Greg had put his arm on her shoulder, leaned over, and said so that only she could hear, “The feel is what matters; it’s what makes a gymnast. You are a gymnast. This is where you live.”
Then the coach had asked Greg a question or pointed out something—she couldn’t recall what anymore—and Greg was gone. But she’d relived that moment with him every night until she was in college. It wasn’t until years later, after she’d seen him in San Francisco, that she realized what he’d meant when he said, “This is where you live.” He’d meant
live
as in
alive
.
This is where you are alive.
What he’d been admitting, even back then in Baltimore, was that gymnastics was the only place
he
was alive.
By then, it was way too late to ask him the question that had occurred to her only after she was in medical school: All those years ago in the Baltimore gym, had he picked her out because she was the best prospect there, or merely the loneliest?
Whichever, his words had been the spark that reignited her.
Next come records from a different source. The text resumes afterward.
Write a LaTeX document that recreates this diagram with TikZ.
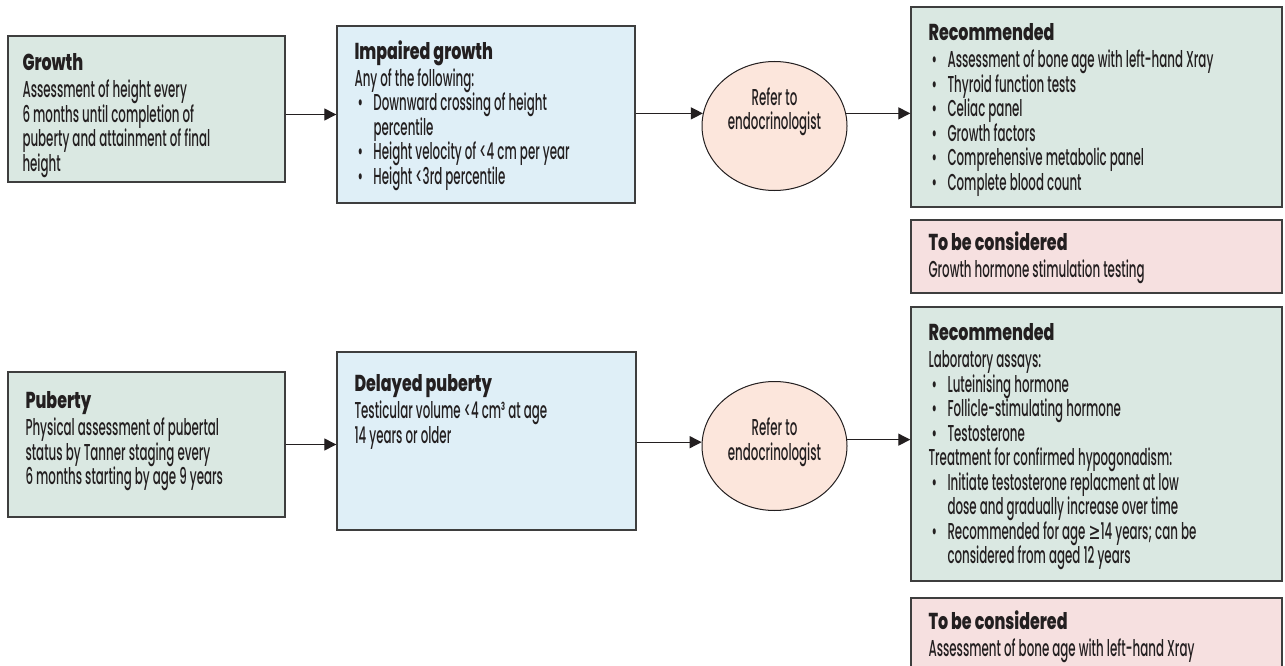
\documentclass[tikz,border=0pt]{standalone}
\usepackage{fontspec}
\setmainfont{Poppins}[UprightFont={Poppins Medium},BoldFont={Poppins ExtraBold},FakeStretch=0.515,BoldFeatures={FakeStretch=0.69}]
\newfontfamily\symfont{DejaVu Sans}[FakeStretch=0.62]
\usetikzlibrary{positioning,shapes.geometric,arrows.meta}
\definecolor{ink}{RGB}{35,31,32}
\definecolor{edge}{RGB}{62,62,62}
\definecolor{boxgreen}{RGB}{218,232,226}
\definecolor{boxblue}{RGB}{223,239,247}
\definecolor{boxpeach}{RGB}{252,230,220}
\definecolor{boxpink}{RGB}{246,224,224}
\newcommand\hd[1]{{\bfseries #1}}
\newcommand\bul{\makebox[19pt][l]{\hspace{3pt}\textbullet}}
\newcommand\ind{\hspace*{19pt}}
\begin{document}
\begin{tikzpicture}[x=1pt,y=-1pt,
  panel/.style={draw=edge,line width=1.4pt,inner sep=0pt},
  txt/.style={inner sep=0pt,align=left,text=ink,font=\fontsize{23}{24.5}\selectfont},
  link/.style={draw=ink,line width=1.3pt,-{Triangle[length=12pt,width=12pt]}}]
\path[fill=white,use as bounding box](0,0)rectangle(1285,666);
%
% growth row
\node[panel,fill=boxgreen,minimum width=277pt,minimum height=146pt](growth)at(146.5,109){};
\node[txt,below right=18pt and 15pt of growth.north west](growthtxt){\hd{Growth}\\[2.5pt]Assessment of height every\\6 months until completion of\\puberty and attainment of final\\height};
\node[panel,fill=boxblue,minimum width=298pt,minimum height=177pt](impaired)at(486,114.5){};
\node[txt,below right=15pt and 18pt of impaired.north west](impairedtxt){\hd{Impaired growth}\\[2.5pt]Any of the following:\\\bul Downward crossing of height\\\ind percentile\\\bul Height velocity of <4 cm per year\\\bul Height <3rd percentile};
\node[ellipse,draw=ink,line width=1pt,fill=boxpeach,minimum width=145pt,minimum height=129pt](ref1)at(774.5,126){};
\node[txt,align=center](ref1txt)at([yshift=14pt]ref1.center){Refer to\\endocrinologist};
\node[panel,fill=boxgreen,minimum width=371pt,minimum height=200pt](rec1)at(1096.5,107){};
\node[txt,below right=17pt and 18pt of rec1.north west](rec1txt){\hd{Recommended}\\[2.5pt]\bul Assessment of bone age with left-hand Xray\\\bul Thyroid function tests\\\bul Celiac panel\\\bul Growth factors\\\bul Comprehensive metabolic panel\\\bul Complete blood count};
\node[panel,fill=boxpink,minimum width=371pt,minimum height=73pt](tbc1)at(1096.5,256.5){};
\node[txt,below right=12pt and 18pt of tbc1.north west](tbc1txt){\hd{To be considered}\\[2.5pt]Growth hormone stimulation testing};
%
% puberty row
\node[panel,fill=boxgreen,minimum width=277pt,minimum height=145pt](puberty)at(146.5,444.5){};
\node[txt,below right=20pt and 18pt of puberty.north west](pubertytxt){\hd{Puberty}\\[2.5pt]Physical assessment of pubertal\\status by Tanner staging every\\6 months starting by age 9 years};
\node[panel,fill=boxblue,minimum width=299pt,minimum height=178pt](delayed)at(486.5,441){};
\node[txt,below right=23pt and 18pt of delayed.north west](delayedtxt){\hd{Delayed puberty}\\[2.5pt]Testicular volume <4 cm³ at age\\14 years or older};
\node[ellipse,draw=ink,line width=1pt,fill=boxpeach,minimum width=145pt,minimum height=129pt](ref2)at(774.5,446){};
\node[txt,align=center](ref2txt)at([yshift=4pt]ref2.center){Refer to\\endocrinologist};
\node[panel,fill=boxgreen,minimum width=371pt,minimum height=274pt](rec2)at(1096.5,444){};
\node[txt,below right=17pt and 18pt of rec2.north west](rec2txt){\hd{Recommended}\\[2.5pt]Laboratory assays:\\\bul Luteinising hormone\\\bul Follicle-stimulating hormone\\\bul Testosterone\\Treatment for confirmed hypogonadism:\\\bul Initiate testosterone replacment at low\\\ind dose and gradually increase over time\\\bul Recommended for age {\symfont ≥}14 years; can be\\\ind considered from aged 12 years};
\node[panel,fill=boxpink,minimum width=371pt,minimum height=69pt](tbc2)at(1096.5,632.5){};
\node[txt,below right=13pt and 18pt of tbc2.north west](tbc2txt){\hd{To be considered}\\[2.5pt]Assessment of bone age with left-hand Xray};
%
\draw[link](growth.east |- impaired.west)--(impaired.west);
\draw[link](impaired.east |- ref1.170)--(ref1.170);
\draw[link](ref1.10)--(ref1.10 -| rec1.west);
\draw[link](puberty.east)--(puberty.east -| delayed.west);
\draw[link](delayed.east |- ref2.177)--(ref2.177);
\draw[link](ref2.5)--(ref2.5 -| rec2.west);
\end{tikzpicture}
\end{document}
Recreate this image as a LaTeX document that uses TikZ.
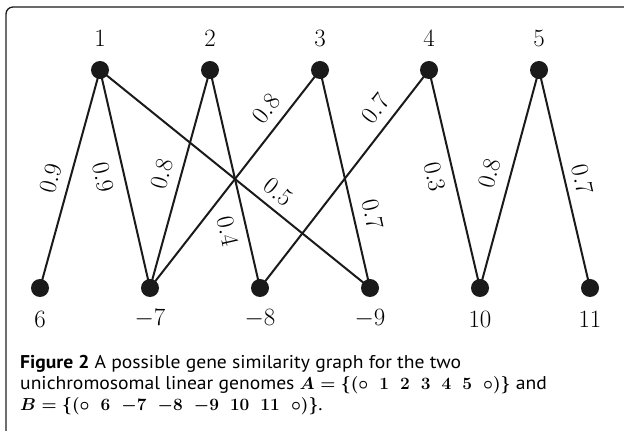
\documentclass[tikz,border=0pt]{standalone}
\usepackage{fontspec}
\usepackage{xcolor}
\usepackage{tikz}
\usetikzlibrary{positioning}
\newfontfamily\capfont[FakeStretch=1.06]{PT Sans}
\definecolor{ink}{HTML}{1A1A1A}
\definecolor{rule}{HTML}{6E6E6E}
\newcommand\gsp{\mskip 10mu}
\tikzset{
  vtx/.style={circle, fill=ink, inner sep=0pt, minimum size=18pt},
  vlbl/.style={font=\fontsize{30}{30}\selectfont, inner sep=0pt},
  edge/.style={draw=ink, line width=2pt},
  wlbl/.style={font=\fontsize{26}{26}\selectfont, sloped, inner sep=0pt},
}
\begin{document}
\begin{tikzpicture}[x=1pt, y=1pt]
        \useasboundingbox (0,0) rectangle (624,431);
        % Frame
        \draw[rule, line width=1.3pt] (6,0) -- (6,417);
        \draw[ink, line width=1.3pt] (6,417) arc[start angle=180, end angle=90, radius=7] -- (624,424);
        % Genes of A
        \node[vtx] (t1) at (100,361) {};
        \node[vtx] (t2) at (210,361) {};
        \node[vtx] (t3) at (320,361) {};
        \node[vtx] (t4) at (429,361) {};
        \node[vtx] (t5) at (539,361) {};
        % Genes of B
        \node[vtx] (b6) at (40,143) {};
        \node[vtx] (b7) at (150,143) {};
        \node[vtx] (b8) at (260,143) {};
        \node[vtx] (b9) at (370,143) {};
        \node[vtx] (b10) at (480,143) {};
        \node[vtx] (b11) at (590,143) {};
        % Labels
        \node[vlbl] (l1) at (100,393) {$1$};
        \node[vlbl] (l2) at (210,393) {$2$};
        \node[vlbl] (l3) at (320,393) {$3$};
        \node[vlbl] (l4) at (429,393) {$4$};
        \node[vlbl] (l5) at (539,393) {$5$};
        \node[vlbl] (l6) at (40,112) {$6$};
        \node[vlbl] (l7) at (150,112) {$-7$};
        \node[vlbl] (l8) at (260,112) {$-8$};
        \node[vlbl] (l9) at (370,112) {$-9$};
        \node[vlbl] (l10) at (480,112) {$10$};
        \node[vlbl] (l11) at (590,112) {$11$};
        % Similarity edges
        \draw[edge] (t1.center) -- node[wlbl, above=10pt, pos=0.52] {$0.9$} (b6.center);
        \draw[edge] (t1.center) -- node[wlbl, below=12pt, pos=0.47] {$0.9$} (b7.center);
        \draw[edge] (t1.center) -- node[wlbl, above=8pt, pos=0.62] {$0.5$} (b9.center);
        \draw[edge] (t2.center) -- node[wlbl, above=10pt, pos=0.5] {$0.8$} (b7.center);
        \draw[edge] (t2.center) -- node[wlbl, below=10pt, pos=0.72] {$0.4$} (b8.center);
        \draw[edge] (t3.center) -- node[wlbl, above=10pt, pos=0.23] {$0.8$} (b7.center);
        \draw[edge] (t3.center) -- node[wlbl, above=10pt, pos=0.68] {$0.7$} (b9.center);
        \draw[edge] (t4.center) -- node[wlbl, above=10pt, pos=0.23] {$0.7$} (b8.center);
        \draw[edge] (t4.center) -- node[wlbl, below=10pt, pos=0.47] {$0.3$} (b10.center);
        \draw[edge] (t5.center) -- node[wlbl, above=12pt, pos=0.5] {$0.8$} (b10.center);
        \draw[edge] (t5.center) -- node[wlbl, above=8pt, pos=0.52] {$0.7$} (b11.center);
        % Caption
        \node[anchor=base west, align=left, inner sep=0pt,
              font=\capfont\fontsize{18.5}{21}\selectfont] (cap) at (20,20)
          {\textbf{Figure 2} A possible gene similarity graph for the two\\
           unichromosomal linear genomes {\boldmath$A=\{(\circ\gsp 1\gsp 2\gsp 3\gsp 4\gsp 5\gsp \circ)\}$} and\\
           {\boldmath$B=\{(\circ\gsp 6\gsp {-7}\gsp {-8}\gsp {-9}\gsp 10\gsp 11\gsp \circ)\}$}.};
      \end{tikzpicture}
\end{document}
She hadn’t gone to the Olympics, but she’d come in second in the Nationals. She’d written to him each time she medaled; he’d responded with a sentence of congratulations. And when she chose premed over a gymnastics scholarship, she’d written him one last time. He hadn’t answered, and so she never knew whether she had slipped from his interest, or he found it too depressing to think she could give up the thing that made him alive for a career cutting up the dead.